Directive: Using the listing below, select the lines with the word "matplotlib" and copy them.
———
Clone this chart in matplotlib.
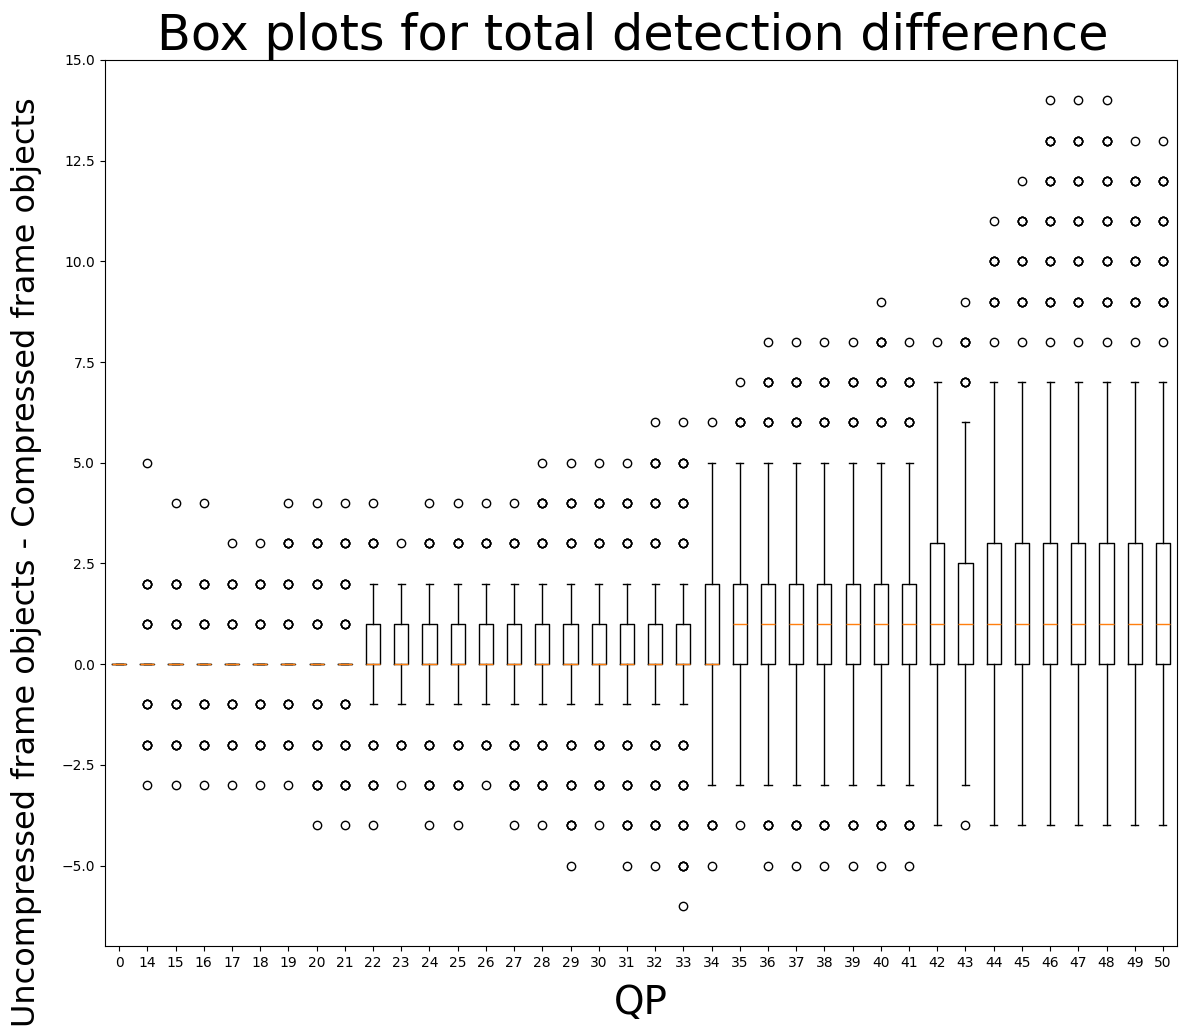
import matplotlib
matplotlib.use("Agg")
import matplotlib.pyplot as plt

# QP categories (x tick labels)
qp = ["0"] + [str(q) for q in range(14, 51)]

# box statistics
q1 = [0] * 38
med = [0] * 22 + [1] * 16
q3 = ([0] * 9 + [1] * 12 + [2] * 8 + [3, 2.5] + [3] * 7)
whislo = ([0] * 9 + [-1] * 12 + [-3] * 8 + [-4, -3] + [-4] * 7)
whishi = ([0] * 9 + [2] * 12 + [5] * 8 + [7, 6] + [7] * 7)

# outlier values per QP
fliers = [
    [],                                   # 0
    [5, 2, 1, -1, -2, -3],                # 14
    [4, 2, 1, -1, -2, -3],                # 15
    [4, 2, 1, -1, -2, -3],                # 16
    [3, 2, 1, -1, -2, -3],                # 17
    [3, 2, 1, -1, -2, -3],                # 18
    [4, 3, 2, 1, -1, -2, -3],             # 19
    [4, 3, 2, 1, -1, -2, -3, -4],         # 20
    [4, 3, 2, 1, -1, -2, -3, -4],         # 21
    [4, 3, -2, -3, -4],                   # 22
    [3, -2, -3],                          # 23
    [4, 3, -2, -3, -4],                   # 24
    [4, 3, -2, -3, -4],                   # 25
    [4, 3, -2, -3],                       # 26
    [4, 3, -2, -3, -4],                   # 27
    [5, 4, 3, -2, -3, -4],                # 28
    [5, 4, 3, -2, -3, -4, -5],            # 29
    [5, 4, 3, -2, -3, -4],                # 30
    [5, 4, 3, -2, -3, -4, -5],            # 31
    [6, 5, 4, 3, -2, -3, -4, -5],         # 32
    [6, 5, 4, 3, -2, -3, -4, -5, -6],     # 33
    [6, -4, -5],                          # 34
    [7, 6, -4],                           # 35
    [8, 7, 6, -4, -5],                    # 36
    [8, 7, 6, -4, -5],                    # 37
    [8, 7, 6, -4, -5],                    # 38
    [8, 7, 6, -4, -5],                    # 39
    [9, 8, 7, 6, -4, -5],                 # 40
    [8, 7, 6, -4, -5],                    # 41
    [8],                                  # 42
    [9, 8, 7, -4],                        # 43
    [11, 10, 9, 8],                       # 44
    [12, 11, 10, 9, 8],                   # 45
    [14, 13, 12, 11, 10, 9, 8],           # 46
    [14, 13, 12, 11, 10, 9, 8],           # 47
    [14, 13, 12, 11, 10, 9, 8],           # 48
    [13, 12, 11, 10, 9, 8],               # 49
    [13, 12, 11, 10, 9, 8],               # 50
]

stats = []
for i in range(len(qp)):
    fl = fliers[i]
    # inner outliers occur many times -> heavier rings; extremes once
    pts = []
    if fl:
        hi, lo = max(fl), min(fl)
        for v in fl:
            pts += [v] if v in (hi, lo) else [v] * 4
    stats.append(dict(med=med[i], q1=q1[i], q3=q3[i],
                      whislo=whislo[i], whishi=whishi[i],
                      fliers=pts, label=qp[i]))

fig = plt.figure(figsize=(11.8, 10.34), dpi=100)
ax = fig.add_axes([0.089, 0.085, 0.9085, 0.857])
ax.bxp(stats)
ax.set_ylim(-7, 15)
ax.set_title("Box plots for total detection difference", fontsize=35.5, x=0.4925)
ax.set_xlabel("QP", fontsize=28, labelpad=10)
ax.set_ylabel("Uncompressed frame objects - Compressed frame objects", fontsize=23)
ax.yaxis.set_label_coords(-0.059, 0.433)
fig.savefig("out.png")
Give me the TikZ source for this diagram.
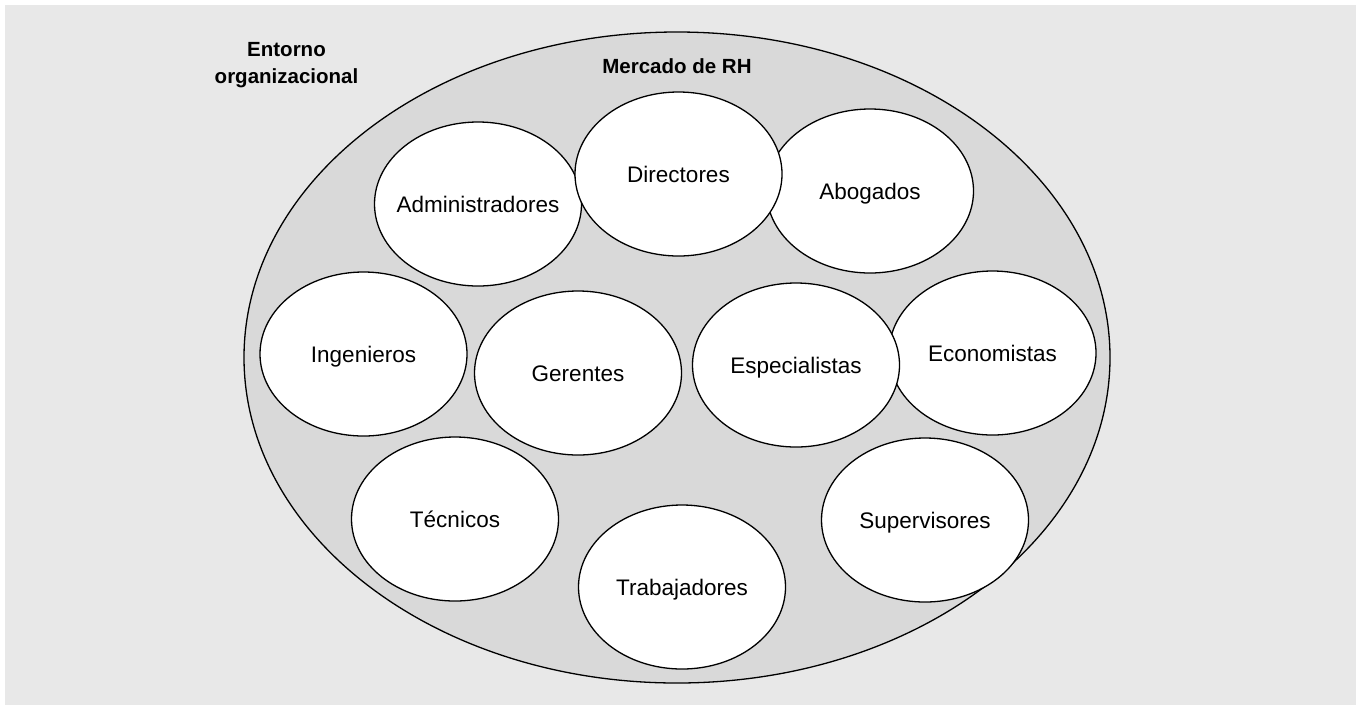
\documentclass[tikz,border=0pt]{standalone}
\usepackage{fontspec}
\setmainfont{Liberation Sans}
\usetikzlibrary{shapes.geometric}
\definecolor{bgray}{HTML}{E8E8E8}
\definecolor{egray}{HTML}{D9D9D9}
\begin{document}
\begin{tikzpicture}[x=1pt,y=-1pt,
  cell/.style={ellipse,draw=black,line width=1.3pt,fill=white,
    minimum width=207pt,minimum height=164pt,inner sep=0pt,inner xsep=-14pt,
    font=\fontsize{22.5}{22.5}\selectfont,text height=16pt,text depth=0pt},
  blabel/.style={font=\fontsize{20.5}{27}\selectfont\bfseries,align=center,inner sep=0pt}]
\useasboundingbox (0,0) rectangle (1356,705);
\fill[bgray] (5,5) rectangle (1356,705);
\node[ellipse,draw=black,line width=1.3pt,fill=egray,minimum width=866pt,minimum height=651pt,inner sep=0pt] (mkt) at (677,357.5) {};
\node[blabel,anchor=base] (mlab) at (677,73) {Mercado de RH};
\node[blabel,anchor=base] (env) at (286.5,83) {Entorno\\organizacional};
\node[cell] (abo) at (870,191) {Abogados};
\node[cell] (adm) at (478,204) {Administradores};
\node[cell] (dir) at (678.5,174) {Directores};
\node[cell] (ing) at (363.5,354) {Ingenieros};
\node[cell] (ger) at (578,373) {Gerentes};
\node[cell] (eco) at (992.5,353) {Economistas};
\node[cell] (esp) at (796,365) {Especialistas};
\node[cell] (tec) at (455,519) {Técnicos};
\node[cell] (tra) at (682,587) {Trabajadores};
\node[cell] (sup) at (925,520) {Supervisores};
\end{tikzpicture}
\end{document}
———
Response for this exercise:
Clone this chart in matplotlib.
import matplotlib
matplotlib.use("Agg")
import matplotlib.pyplot as plt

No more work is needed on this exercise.